GIVEN DATA:

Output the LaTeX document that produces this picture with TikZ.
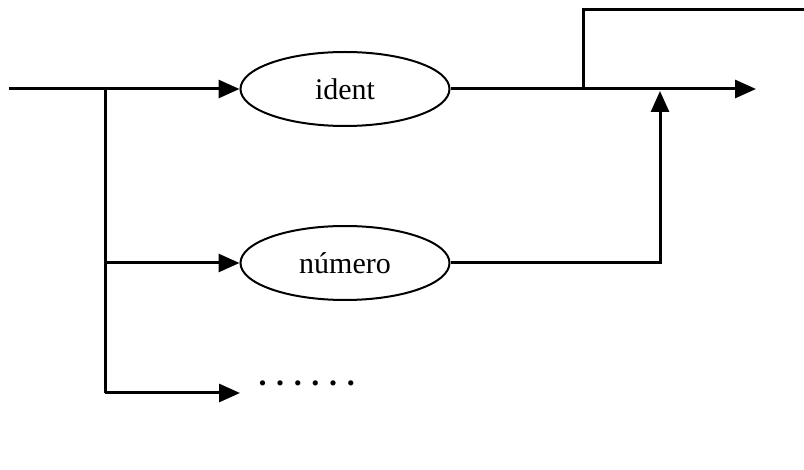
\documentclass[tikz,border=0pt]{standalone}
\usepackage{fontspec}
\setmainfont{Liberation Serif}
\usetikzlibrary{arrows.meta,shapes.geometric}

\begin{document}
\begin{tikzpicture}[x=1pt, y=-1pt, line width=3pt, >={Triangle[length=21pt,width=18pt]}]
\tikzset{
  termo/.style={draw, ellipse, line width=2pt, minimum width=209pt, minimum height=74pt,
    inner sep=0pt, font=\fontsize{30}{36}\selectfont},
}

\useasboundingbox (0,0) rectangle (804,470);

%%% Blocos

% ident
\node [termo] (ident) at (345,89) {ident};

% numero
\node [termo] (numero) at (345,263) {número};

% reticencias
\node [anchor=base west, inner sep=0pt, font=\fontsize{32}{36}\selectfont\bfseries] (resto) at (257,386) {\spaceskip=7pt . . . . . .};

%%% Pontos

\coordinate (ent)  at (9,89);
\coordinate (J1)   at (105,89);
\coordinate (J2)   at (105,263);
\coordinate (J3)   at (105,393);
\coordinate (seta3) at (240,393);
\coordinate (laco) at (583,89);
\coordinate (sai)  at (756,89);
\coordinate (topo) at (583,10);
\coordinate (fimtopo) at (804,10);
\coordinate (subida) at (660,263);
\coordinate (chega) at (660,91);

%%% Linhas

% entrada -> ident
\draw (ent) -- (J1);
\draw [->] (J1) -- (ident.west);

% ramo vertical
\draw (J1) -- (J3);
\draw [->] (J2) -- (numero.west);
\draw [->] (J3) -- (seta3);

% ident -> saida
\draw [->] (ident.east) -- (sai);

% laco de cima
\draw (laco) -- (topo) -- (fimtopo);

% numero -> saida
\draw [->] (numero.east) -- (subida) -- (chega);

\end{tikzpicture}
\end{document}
---
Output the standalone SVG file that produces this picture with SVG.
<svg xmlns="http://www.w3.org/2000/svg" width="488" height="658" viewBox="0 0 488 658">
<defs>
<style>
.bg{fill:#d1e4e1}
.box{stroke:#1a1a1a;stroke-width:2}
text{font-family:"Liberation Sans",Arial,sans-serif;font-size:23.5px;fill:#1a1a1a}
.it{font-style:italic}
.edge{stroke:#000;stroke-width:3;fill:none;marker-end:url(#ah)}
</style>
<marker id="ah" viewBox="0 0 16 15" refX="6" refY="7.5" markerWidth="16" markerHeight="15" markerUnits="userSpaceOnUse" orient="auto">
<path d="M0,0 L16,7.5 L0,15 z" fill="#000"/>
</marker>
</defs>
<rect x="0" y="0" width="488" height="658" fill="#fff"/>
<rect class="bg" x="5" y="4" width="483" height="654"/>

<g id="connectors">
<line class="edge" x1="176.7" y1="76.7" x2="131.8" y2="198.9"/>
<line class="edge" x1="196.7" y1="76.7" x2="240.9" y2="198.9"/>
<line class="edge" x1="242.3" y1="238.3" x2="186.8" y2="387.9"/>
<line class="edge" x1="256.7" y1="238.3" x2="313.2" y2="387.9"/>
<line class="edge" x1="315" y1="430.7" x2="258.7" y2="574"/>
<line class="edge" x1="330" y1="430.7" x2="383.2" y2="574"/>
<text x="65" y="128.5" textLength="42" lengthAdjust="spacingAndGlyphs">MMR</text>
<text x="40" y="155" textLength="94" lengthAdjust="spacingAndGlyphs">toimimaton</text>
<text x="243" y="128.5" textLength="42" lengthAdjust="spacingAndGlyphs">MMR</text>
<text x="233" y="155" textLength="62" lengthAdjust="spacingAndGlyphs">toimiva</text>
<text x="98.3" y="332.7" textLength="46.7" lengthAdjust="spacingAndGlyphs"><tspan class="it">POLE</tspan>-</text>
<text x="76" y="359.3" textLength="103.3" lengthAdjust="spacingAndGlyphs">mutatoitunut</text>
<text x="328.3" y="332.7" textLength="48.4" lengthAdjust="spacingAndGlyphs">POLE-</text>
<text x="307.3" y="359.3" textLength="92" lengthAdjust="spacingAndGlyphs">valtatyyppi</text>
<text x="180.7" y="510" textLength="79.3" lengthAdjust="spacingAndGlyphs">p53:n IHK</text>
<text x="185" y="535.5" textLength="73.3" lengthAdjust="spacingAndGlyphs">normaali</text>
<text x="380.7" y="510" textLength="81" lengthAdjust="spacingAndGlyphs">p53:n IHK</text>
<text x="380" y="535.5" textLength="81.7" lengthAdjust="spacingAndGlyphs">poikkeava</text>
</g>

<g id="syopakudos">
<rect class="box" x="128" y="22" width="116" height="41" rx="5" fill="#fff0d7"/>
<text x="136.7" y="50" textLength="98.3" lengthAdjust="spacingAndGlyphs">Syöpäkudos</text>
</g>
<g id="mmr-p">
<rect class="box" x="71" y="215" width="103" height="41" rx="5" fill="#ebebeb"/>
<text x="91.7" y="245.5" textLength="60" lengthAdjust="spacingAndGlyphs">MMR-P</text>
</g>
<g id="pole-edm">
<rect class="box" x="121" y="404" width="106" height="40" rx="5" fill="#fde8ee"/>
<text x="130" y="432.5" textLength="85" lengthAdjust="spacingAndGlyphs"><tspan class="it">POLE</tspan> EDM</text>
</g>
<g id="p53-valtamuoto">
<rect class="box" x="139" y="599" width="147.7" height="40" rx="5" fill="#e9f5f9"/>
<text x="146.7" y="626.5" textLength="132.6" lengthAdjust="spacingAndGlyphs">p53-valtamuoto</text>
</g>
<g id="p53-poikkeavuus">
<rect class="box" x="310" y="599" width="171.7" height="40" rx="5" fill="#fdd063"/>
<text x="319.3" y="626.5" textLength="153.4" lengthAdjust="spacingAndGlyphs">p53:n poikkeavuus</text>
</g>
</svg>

TASK OBJECTIVE: Begin at the line that has "Output the LaTeX", stop after the line that has "[termo] (numero) at", and reproduce every line between them exactly and nothing else. Pictures stay out of the copy.

FINISHED EXERCISE:
Output the LaTeX document that produces this picture with TikZ.
\documentclass[tikz,border=0pt]{standalone}
\usepackage{fontspec}
\setmainfont{Liberation Serif}
\usetikzlibrary{arrows.meta,shapes.geometric}

\begin{document}
\begin{tikzpicture}[x=1pt, y=-1pt, line width=3pt, >={Triangle[length=21pt,width=18pt]}]
\tikzset{
  termo/.style={draw, ellipse, line width=2pt, minimum width=209pt, minimum height=74pt,
    inner sep=0pt, font=\fontsize{30}{36}\selectfont},
}

\useasboundingbox (0,0) rectangle (804,470);

%%% Blocos

% ident
\node [termo] (ident) at (345,89) {ident};

% numero
\node [termo] (numero) at (345,263) {número};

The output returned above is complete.